Science 349, 165–168 (2015)

Mid-infrared vibrational modes of biomolecules can be used for label-free sensing, but the sensitivity of this approach is undermined by the fact that the wavelength of light (2–6 μm) is much larger than the size of the biomolecules (less than 10 nm). One way to overcome this fundamental hurdle is to confine light to nanometre-scale volumes using localized surface plasmons. Light confinement in metals, however, leads to reduced spectral bandwidth, which is determined by the geometry of the system. Hatice Altug and colleagues at the École Polytechnique Fédérale de Lausanne, the Institut de Ciències Fotònique in Barcelona and Institució Catalana de Recerca i Estudis Avançats in Barcelona have now shown that some of these constraints can be relaxed by using graphene as a mid-infrared biosensor for proteins.

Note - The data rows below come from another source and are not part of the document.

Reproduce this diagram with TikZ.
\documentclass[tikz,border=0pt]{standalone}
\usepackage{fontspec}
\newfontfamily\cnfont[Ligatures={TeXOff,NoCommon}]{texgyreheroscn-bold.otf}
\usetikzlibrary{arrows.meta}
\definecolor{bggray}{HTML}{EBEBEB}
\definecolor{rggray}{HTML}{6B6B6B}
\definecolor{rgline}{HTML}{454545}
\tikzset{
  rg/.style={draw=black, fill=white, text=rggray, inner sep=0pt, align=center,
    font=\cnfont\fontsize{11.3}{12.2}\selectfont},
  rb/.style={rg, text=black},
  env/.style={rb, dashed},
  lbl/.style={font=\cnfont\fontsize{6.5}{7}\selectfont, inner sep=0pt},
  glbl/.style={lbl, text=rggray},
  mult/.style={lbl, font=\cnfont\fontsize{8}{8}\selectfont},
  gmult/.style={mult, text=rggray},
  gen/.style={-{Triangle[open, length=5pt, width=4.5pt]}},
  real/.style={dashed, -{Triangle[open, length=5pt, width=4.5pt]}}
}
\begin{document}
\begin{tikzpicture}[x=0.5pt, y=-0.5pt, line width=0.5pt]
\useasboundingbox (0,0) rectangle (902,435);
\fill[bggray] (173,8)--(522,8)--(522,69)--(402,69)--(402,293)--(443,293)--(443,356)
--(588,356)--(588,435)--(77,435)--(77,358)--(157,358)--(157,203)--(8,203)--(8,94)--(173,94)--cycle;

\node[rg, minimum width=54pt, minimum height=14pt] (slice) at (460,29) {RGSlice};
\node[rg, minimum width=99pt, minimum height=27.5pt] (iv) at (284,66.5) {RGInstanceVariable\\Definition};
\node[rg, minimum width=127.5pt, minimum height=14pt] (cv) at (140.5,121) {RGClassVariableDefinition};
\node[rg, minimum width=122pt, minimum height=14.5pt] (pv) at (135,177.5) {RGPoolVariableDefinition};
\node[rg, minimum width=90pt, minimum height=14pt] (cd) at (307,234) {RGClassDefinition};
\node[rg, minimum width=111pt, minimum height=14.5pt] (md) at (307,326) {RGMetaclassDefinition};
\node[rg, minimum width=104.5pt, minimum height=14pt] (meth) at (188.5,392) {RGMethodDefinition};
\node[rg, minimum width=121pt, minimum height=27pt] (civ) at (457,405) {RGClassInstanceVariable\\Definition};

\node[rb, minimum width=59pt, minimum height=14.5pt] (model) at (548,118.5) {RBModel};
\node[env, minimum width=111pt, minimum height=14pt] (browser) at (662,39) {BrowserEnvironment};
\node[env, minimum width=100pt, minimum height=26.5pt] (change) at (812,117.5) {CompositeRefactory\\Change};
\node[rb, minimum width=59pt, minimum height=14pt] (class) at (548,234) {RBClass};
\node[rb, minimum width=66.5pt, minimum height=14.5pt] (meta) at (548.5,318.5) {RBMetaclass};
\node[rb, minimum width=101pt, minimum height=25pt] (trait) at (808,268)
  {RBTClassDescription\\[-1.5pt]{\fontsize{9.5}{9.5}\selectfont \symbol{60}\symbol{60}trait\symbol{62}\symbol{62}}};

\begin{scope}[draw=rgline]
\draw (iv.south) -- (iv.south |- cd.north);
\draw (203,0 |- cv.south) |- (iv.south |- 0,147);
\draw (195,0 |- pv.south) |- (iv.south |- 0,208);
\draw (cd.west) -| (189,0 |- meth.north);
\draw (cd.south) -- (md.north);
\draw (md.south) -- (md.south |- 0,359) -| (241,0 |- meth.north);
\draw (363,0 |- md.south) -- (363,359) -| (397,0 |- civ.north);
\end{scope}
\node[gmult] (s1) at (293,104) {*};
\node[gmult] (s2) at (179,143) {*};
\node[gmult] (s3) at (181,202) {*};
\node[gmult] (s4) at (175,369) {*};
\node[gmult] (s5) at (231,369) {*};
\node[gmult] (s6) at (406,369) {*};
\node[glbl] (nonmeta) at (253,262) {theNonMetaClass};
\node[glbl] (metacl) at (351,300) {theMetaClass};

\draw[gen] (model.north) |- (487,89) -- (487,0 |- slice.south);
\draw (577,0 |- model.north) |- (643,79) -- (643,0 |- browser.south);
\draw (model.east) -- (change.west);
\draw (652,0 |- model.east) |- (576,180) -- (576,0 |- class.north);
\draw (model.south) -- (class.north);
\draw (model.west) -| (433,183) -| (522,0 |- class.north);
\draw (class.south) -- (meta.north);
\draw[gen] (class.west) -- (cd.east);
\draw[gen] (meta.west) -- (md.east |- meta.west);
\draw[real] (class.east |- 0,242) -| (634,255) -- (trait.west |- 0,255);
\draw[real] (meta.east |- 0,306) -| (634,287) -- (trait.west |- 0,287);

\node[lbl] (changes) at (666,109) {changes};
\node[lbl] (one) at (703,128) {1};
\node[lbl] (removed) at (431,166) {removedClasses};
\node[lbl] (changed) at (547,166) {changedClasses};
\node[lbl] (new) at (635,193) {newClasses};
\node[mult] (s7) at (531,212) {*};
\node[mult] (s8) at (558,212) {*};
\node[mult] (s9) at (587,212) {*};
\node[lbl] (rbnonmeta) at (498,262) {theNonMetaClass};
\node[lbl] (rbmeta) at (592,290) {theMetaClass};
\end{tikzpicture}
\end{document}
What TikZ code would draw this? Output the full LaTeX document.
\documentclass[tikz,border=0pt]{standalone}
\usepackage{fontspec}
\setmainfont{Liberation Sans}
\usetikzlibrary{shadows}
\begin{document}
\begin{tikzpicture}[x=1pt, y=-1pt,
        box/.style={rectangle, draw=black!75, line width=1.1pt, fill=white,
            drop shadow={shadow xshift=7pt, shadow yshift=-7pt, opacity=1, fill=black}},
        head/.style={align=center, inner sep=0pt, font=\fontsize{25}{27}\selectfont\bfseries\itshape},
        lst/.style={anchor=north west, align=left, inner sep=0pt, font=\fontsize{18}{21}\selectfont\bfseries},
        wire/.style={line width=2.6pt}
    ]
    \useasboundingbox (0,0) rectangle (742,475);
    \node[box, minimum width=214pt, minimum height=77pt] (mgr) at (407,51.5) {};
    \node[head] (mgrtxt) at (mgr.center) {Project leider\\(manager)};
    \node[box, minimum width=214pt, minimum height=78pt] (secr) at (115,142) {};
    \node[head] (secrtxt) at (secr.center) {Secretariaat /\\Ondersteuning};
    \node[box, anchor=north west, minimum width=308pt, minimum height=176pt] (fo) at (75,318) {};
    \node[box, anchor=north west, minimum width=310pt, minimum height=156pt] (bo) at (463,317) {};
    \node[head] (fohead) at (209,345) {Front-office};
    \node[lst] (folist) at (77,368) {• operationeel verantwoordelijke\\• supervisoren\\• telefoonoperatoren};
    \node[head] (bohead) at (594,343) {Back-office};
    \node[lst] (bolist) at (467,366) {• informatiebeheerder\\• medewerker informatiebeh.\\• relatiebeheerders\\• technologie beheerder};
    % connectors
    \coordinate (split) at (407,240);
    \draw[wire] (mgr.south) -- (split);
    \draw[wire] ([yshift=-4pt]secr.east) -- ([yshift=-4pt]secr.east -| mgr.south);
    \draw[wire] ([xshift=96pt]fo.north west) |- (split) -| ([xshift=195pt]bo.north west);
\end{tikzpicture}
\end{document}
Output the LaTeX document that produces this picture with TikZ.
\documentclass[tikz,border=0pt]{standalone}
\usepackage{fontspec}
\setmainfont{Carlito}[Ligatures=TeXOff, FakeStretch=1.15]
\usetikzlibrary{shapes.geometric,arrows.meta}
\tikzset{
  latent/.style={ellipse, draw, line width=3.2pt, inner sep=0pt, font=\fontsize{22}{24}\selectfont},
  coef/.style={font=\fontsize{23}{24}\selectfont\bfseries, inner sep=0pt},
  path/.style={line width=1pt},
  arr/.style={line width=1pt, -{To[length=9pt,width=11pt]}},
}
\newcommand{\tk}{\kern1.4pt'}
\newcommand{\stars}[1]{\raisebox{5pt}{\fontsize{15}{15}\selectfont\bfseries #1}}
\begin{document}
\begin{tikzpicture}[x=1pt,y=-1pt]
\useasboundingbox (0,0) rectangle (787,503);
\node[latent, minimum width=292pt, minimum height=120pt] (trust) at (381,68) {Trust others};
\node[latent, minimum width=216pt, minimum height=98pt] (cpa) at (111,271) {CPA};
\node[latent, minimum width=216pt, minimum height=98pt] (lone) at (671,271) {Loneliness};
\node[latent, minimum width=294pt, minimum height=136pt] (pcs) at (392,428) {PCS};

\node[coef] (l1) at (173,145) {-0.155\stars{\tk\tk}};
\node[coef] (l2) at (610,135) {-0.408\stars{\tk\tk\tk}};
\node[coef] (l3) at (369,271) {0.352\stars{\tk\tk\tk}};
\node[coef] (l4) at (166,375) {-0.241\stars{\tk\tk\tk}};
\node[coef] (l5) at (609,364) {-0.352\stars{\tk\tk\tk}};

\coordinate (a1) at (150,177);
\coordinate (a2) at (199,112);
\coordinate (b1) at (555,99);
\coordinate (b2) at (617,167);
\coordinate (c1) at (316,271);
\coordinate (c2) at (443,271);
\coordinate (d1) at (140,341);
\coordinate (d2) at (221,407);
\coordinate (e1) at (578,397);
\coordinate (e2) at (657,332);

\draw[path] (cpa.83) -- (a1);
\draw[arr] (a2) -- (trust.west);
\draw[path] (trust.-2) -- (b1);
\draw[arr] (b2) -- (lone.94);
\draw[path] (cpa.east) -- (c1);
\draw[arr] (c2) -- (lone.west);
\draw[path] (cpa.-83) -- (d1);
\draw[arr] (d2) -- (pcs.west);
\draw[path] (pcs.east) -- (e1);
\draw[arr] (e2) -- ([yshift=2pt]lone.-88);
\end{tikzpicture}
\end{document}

The researchers fabricated an array of 30-nm-wide graphene nanoribbons on top of a silica support and connected the ribbons to a gate electrode. They then shone a mid-infrared laser beam to excite the graphene plasmon resonance. By changing the voltage bias, Altug and colleagues could modulate the plasmon resonance so that it overlaps with specific vibrational frequencies. When they added a protein layer on top of the device, the C=O stretch and N–H bend modes at 1,660 and 1,550 cm−1, respectively, coupled with the graphene plasmon resonance. As a result, the extinction spectrum showed distinct dips. Because graphene produces tighter light confinement than metals, the approach also has higher sensitivity than metallic devices working in the same spectral range.